In terms of simple vulgarity…duh, men (and women) talk like that in certain circles all the time. Even the most polite and gentile people have some place or situation where they let their guards down and wouldn’t want a hot mic nearby or transcripts released publicly for their co-workers and peers to see. Even the best of us have moments in our past where we’ve said plenty we regret and wish we’d grown up just a little sooner or hoped that those sorts of verbal diarrhea aren’t all people think of us.

This isn’t just vulgarity, though.

I will repeat for emphasis and clarity: The problem with what Trump said was not just that he was vulgar.

Trump’s exact phrase, “Grab ’em by the p****. You can do anything” along with various other things he said describing unwanted kissing, leering, objectification, male dominance, etc isn’t just vulgar, it is the seeds of something far more heinous.

If this is in any locker rooms, it needs to be stopped and stopped now — just as if it is any boardrooms, work lunchrooms, water cooler circles, bar rooms, rec rooms, etc. Men should not talk like this, and while I would love to type here that we do not generally talk like this, the outpouring of female voices on social media make me think I might be giving my gender a little too much credit.

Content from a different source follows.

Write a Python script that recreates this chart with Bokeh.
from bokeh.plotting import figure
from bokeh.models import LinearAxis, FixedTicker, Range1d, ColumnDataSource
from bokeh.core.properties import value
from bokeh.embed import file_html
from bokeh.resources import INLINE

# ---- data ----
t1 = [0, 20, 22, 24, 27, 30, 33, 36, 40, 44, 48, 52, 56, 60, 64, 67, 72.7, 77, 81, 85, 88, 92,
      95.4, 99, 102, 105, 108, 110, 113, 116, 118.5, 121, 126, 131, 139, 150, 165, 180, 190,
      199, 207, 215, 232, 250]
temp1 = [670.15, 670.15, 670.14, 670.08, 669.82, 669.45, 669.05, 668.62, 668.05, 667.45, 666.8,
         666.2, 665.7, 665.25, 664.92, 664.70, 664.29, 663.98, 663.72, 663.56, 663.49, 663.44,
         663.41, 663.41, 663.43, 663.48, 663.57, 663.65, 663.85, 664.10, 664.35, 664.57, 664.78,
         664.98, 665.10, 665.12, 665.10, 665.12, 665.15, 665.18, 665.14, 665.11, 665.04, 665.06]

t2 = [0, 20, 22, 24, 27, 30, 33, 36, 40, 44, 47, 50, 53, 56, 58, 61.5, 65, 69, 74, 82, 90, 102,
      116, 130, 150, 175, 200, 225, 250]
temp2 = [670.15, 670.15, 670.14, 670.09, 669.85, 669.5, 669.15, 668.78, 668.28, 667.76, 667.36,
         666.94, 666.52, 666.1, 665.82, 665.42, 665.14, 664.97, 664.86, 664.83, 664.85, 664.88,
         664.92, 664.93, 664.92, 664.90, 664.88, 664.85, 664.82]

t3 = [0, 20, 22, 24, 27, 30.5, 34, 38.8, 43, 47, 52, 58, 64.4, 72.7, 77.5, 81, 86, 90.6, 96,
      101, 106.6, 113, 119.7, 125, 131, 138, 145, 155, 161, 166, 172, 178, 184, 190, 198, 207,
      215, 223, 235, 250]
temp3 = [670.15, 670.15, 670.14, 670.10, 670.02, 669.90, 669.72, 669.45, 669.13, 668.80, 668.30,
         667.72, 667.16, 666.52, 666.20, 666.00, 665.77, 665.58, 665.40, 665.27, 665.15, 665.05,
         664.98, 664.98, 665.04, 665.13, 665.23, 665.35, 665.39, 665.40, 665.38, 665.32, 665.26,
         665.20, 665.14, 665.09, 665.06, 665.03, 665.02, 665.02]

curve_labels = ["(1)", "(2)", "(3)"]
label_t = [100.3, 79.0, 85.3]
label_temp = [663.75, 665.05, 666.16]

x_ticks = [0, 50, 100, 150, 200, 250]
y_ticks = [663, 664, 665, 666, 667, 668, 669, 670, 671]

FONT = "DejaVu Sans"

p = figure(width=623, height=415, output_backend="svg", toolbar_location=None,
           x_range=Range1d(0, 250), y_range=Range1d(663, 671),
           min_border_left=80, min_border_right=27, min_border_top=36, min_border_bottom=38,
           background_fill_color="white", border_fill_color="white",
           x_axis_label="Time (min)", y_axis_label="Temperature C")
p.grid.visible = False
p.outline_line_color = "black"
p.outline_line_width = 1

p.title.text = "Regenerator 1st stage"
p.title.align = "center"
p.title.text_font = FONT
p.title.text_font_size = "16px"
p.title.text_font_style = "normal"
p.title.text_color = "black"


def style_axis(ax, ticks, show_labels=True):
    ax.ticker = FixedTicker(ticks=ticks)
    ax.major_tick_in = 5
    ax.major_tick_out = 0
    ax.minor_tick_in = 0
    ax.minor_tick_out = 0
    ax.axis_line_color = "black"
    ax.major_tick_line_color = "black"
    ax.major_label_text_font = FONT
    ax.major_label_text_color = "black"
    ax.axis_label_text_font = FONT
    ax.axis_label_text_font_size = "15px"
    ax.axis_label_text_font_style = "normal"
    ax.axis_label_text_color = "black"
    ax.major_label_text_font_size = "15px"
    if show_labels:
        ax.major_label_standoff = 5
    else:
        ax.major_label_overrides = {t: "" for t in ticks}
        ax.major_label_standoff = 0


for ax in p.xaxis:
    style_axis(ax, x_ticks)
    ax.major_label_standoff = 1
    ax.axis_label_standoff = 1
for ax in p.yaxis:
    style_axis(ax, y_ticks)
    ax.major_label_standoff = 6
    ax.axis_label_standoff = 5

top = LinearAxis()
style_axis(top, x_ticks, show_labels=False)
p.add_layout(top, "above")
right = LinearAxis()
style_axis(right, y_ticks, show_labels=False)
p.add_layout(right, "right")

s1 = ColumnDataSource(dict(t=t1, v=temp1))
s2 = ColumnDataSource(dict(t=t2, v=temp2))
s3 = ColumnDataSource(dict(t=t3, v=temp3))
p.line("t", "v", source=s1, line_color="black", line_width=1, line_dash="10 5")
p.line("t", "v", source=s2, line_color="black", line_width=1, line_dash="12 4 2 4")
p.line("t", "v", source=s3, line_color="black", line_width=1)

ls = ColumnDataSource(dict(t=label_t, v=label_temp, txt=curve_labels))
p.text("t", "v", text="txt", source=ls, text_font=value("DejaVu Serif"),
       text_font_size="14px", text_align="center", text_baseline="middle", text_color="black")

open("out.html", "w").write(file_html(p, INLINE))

I can, however, personally say that I’ve never seen or heard anything like this in any locker room including playing multiple sports, coaching multiple sports at the high school and college level and covering every major pro sport and some collegiate sports over the course of my entire adult life.

To their credit: Many athletes and former athletes have come out against Trump’s assertion of locker room talk.

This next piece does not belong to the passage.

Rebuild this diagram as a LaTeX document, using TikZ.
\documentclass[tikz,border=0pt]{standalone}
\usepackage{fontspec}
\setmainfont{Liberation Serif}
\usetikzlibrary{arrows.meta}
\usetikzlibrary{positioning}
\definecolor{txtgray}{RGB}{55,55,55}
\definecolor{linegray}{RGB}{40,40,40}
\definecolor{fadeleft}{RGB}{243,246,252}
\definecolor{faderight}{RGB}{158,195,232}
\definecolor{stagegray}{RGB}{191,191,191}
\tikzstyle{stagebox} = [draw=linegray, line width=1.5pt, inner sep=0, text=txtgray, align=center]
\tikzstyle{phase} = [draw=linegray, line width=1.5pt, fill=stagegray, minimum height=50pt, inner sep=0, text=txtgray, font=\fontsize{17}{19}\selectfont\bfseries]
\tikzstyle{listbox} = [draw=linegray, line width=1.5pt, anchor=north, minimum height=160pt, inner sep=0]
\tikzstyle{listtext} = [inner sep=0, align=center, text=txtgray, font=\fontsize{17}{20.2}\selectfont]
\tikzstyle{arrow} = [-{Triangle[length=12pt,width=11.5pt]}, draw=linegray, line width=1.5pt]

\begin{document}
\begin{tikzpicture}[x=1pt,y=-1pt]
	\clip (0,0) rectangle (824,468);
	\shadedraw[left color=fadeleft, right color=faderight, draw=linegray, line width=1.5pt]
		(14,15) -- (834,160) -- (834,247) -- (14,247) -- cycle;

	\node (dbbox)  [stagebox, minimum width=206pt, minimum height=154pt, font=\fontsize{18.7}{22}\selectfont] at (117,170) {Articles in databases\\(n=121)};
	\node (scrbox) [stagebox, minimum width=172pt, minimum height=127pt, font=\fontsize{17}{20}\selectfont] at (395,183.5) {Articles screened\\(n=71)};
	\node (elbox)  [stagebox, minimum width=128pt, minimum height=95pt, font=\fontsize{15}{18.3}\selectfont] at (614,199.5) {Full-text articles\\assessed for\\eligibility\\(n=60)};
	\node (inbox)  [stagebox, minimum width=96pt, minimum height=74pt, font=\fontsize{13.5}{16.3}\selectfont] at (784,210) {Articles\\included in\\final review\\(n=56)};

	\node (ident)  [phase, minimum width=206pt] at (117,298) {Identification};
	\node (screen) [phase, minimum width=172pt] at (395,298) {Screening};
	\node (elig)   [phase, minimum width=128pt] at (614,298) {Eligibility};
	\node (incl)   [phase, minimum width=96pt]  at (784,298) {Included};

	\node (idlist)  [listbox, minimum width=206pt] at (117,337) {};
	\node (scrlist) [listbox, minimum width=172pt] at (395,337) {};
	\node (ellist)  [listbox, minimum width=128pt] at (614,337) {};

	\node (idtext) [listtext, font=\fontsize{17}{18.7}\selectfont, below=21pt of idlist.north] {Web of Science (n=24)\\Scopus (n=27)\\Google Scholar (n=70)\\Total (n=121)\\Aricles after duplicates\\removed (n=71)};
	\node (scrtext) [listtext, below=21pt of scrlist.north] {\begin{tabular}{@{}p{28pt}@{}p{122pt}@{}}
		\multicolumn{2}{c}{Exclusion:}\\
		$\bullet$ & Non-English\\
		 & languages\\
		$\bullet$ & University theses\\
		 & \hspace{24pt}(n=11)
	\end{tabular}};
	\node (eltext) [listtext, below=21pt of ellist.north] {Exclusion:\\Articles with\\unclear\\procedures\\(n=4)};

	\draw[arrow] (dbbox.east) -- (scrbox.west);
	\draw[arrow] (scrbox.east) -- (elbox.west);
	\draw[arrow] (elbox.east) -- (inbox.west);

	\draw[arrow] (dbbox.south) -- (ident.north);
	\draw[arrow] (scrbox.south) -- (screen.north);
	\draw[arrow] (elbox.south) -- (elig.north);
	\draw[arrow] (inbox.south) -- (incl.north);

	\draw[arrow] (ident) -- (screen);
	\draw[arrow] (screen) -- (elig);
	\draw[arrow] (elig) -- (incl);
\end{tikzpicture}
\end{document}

Reading the general ebb and flow on social media and talking to athletes I’ve covered, there’s some nuance here as well. Even people who say “this isn’t locker room talk,” will usually admit that if they think back, they’ve heard something like this before — if not ever quite as egregious. Yet, when it happened, it probably happened way back in junior high or high school and almost always self-corrected thanks to the rest of the people in the locker room.

You know where that doesn’t happen?

Locker rooms that don’t self-correct or self-police and up looking a lot like places like Baylor, Steubenville, Ohio, Florida State and even Penn State where the objectification of women was never obliquely the issue but is a place where football still reigns supreme over protecting victims from sexual assault.

In fact, looking at it this way, it’s clear that the locker room talk nonsense is nothing new.

However, just because it isn’t new doesn’t mean that it’s not insidious and that it isn’t something that shouldn’t be rooted out like an infected abscess from our culture. Healthy locker rooms – especially those with adults who realize they’re professionals and words have consequences — don’t abide by this sort of thing. From gentle admonition to outright rejection, this isn’t allowed.

Players, coaches, management, ownership and support staff all have a role to play to make sure this kind of talk doesn’t exist because it is not right. For the most part, Donald Trump is wrong, because locker rooms generally take care of this sort of thing all the time. That is doesn’t happen more often and 100 percent of the time is a blight on our culture and we should be working toward that goal, not excusing it as “boys will be boys” banter when grown men are acting like pigs.